No more Goldman, no more Citi, no more Wells Fargo, etc. None of these banks are solvent because they are loaded to the gills with assets that are marked to fantasy. The only way to keep them functioning (and keep the $100M bonuses flowing) is to prop them up with this massive corporate welfare.

If we decide we need to prop them up, the props should come with strings attached.

Specifically, there should be targeted bailout plans for these zombie banks - plans that include SHRINKING THEM and/or BREAKING THEM UP so that when the bailout is completed, none of the pieces are TBTF.

Unfortunately, the primary beneficiaries of the current bailout plan are not TBTF banks. They are TBTF governments. And the bailout plan is designed primarily to (thinly) mask that fact and to avoid recognizing the necessity of downsizing and rationalizing those governments.

(In fact, several governments that in a rational world would be considered bankrupt, are being asked to save governments that are even worse off.)

The sad thing is, we probably don't want to see a world where the government stops subsidizing these banks.
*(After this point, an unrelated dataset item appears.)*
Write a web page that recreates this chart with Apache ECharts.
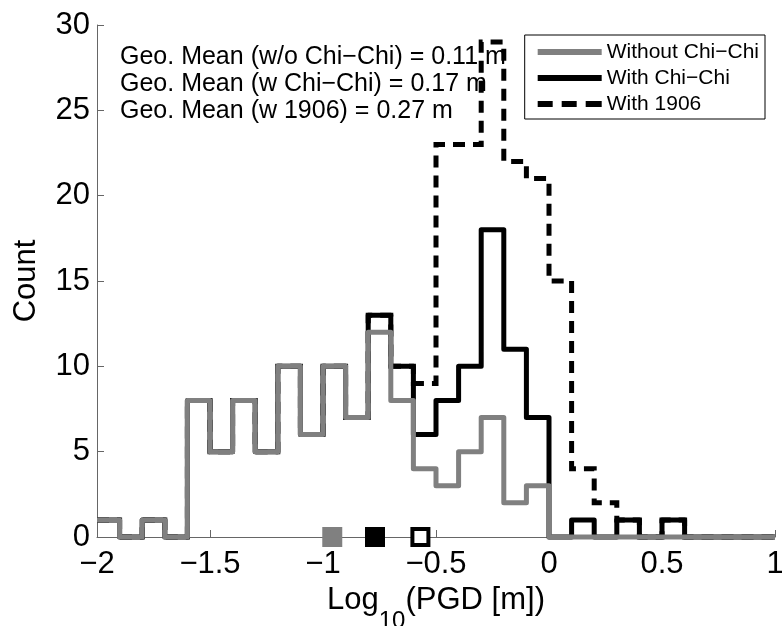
<!DOCTYPE html>
<html>
<head>
<meta charset="utf-8">
<script src="https://cdn.jsdelivr.net/npm/echarts@6/dist/echarts.min.js"></script>
<style>
  html, body { margin: 0; padding: 0; background: #fff; }
  #pgd-chart { width: 782px; height: 626px; }
</style>
</head>
<body>
<div id="pgd-chart"></div>
<script>
// bin left edges, log10(PGD [m]); last entry closes the stairs at x = 1
const binEdges = [-2.0, -1.9, -1.8, -1.7, -1.6, -1.5, -1.4, -1.3, -1.2, -1.1,
  -1.0, -0.9, -0.8, -0.7, -0.6, -0.5, -0.4, -0.3, -0.2, -0.1,
  0.0, 0.1, 0.2, 0.3, 0.4, 0.5, 0.6, 0.7, 0.8, 0.9, 1.0];

const withoutChiChi = [1, 0, 1, 0, 8, 5, 8, 5, 10, 6,
  10, 7, 12, 8, 4, 3, 5, 7, 2, 3,
  0, 0, 0, 0, 0, 0, 0, 0, 0, 0, 0];
const withChiChi = [1, 0, 1, 0, 8, 5, 8, 5, 10, 6,
  10, 7, 13, 10, 6, 8, 10, 18, 11, 7,
  0, 1, 0, 1, 0, 1, 0, 0, 0, 0, 0];
const with1906 = [1, 0, 1, 0, 8, 5, 8, 5, 10, 6,
  10, 7, 13, 10, 9, 23, 23, 29, 22, 21,
  15, 4, 2, 1, 0, 1, 0, 0, 0, 0, 0];

// geometric means (log10 of 0.11, 0.17, 0.27 m)
const geoMeans = [-0.959, -0.770, -0.569];
const meanNotes = [
  'Geo. Mean (w/o Chi\u2212Chi) = 0.11 m',
  'Geo. Mean (w Chi\u2212Chi) = 0.17 m',
  'Geo. Mean (w 1906) = 0.27 m'
];

const FONT = '"Liberation Sans", Arial, Helvetica, sans-serif';
const DASH_ICON = 'path://M0,0h15v6h-15z M24,0h15v6h-15z M48,0h16v6h-16z';

function pairs (ys) {
  return binEdges.map((x, i) => [x, ys[i]]);
}

function minusSign (v) {
  return String(v).replace('-', '\u2212');
}

let chart = echarts.init(document.getElementById('pgd-chart'));
chart.setOption({
  animation: false,
  backgroundColor: '#fff',
  textStyle: { fontFamily: FONT },
  grid: { left: 97, right: 7, top: 25, bottom: 89, containLabel: false, outerBoundsMode: 'none' },
  legend: {
    data: [
      { name: 'Without Chi\u2212Chi', icon: 'rect' },
      { name: 'With Chi\u2212Chi', icon: 'rect' },
      { name: 'With 1906', icon: DASH_ICON }
    ],
    orient: 'vertical',
    right: 17,
    top: 35,
    padding: [6, 6, 4, 13],
    itemWidth: 64,
    itemHeight: 6,
    itemGap: 4,
    backgroundColor: '#fff',
    borderColor: '#000',
    borderWidth: 1,
    borderRadius: 0,
    textStyle: { fontSize: 21, color: '#000', fontFamily: FONT, lineHeight: 22 }
  },
  xAxis: {
    type: 'value',
    min: -2,
    max: 1,
    interval: 0.5,
    name: '{a|Log}{s|10}{a|(PGD [m])}',
    nameLocation: 'middle',
    nameGap: 24,
    nameTextStyle: {
      rich: {
        a: { fontSize: 31, color: '#000', fontFamily: FONT, lineHeight: 66 },
        s: { fontSize: 24, color: '#000', fontFamily: FONT, lineHeight: 66, verticalAlign: 'bottom' }
      }
    },
    axisLine: { lineStyle: { color: '#666', width: 1 } },
    axisTick: { inside: true, length: 7, lineStyle: { color: '#666' } },
    splitLine: { show: false },
    axisLabel: {
      fontSize: 31,
      color: '#000',
      margin: 12,
      formatter: minusSign
    }
  },
  yAxis: {
    type: 'value',
    min: 0,
    max: 30,
    interval: 5,
    name: 'Count',
    nameLocation: 'middle',
    nameRotate: 90,
    nameGap: 55,
    nameTextStyle: { fontSize: 31, color: '#000' },
    axisLine: { show: true, onZero: false, lineStyle: { color: '#666', width: 1 } },
    axisTick: { show: true, inside: true, length: 7, lineStyle: { color: '#666' } },
    splitLine: { show: false },
    axisLabel: { fontSize: 31, color: '#000', margin: 7 }
  },
  graphic: [{
    type: 'text',
    left: 120,
    top: 44,
    style: {
      text: meanNotes.join('\n'),
      font: '25px ' + FONT,
      lineHeight: 27,
      fill: '#000'
    }
  }],
  series: [
    {
      name: 'With 1906',
      type: 'line',
      step: 'end',
      symbol: 'none',
      clip: false,
      data: pairs(with1906),
      lineStyle: { color: '#000', width: 5, type: [12, 8], cap: 'butt', join: 'miter' },
      itemStyle: { color: '#000' },
      z: 2
    },
    {
      name: 'With Chi\u2212Chi',
      type: 'line',
      step: 'end',
      symbol: 'none',
      clip: false,
      data: pairs(withChiChi),
      lineStyle: { color: '#000', width: 5, join: 'round' },
      itemStyle: { color: '#000' },
      z: 3
    },
    {
      name: 'Without Chi\u2212Chi',
      type: 'line',
      step: 'end',
      symbol: 'none',
      clip: false,
      data: pairs(withoutChiChi),
      lineStyle: { color: '#808080', width: 5, join: 'round' },
      itemStyle: { color: '#808080' },
      z: 4
    },
    {
      type: 'scatter',
      symbol: 'rect',
      symbolSize: 20,
      clip: false,
      z: 5,
      data: [
        { value: [geoMeans[0], 0], itemStyle: { color: '#808080', opacity: 1 } },
        { value: [geoMeans[1], 0], itemStyle: { color: '#000', opacity: 1 } },
        { value: [geoMeans[2], 0], symbolSize: 16, itemStyle: { color: '#fff', borderColor: '#000', borderWidth: 4, opacity: 1 } }
      ]
    }
  ]
});
window.addEventListener('resize', () => { chart.resize(); });
</script>
</body>
</html>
It would essentially require implementing a new global economic system in a relatively short time period,

So far so good...

and would probably result in war.

I consider a significant war the most likely result of JUST the euro-zone balance-of-payment/balance-of-debt issue. Without considering all the other erm, stuff, going on.

But the longer we put off rationality, the worse the transition period will be.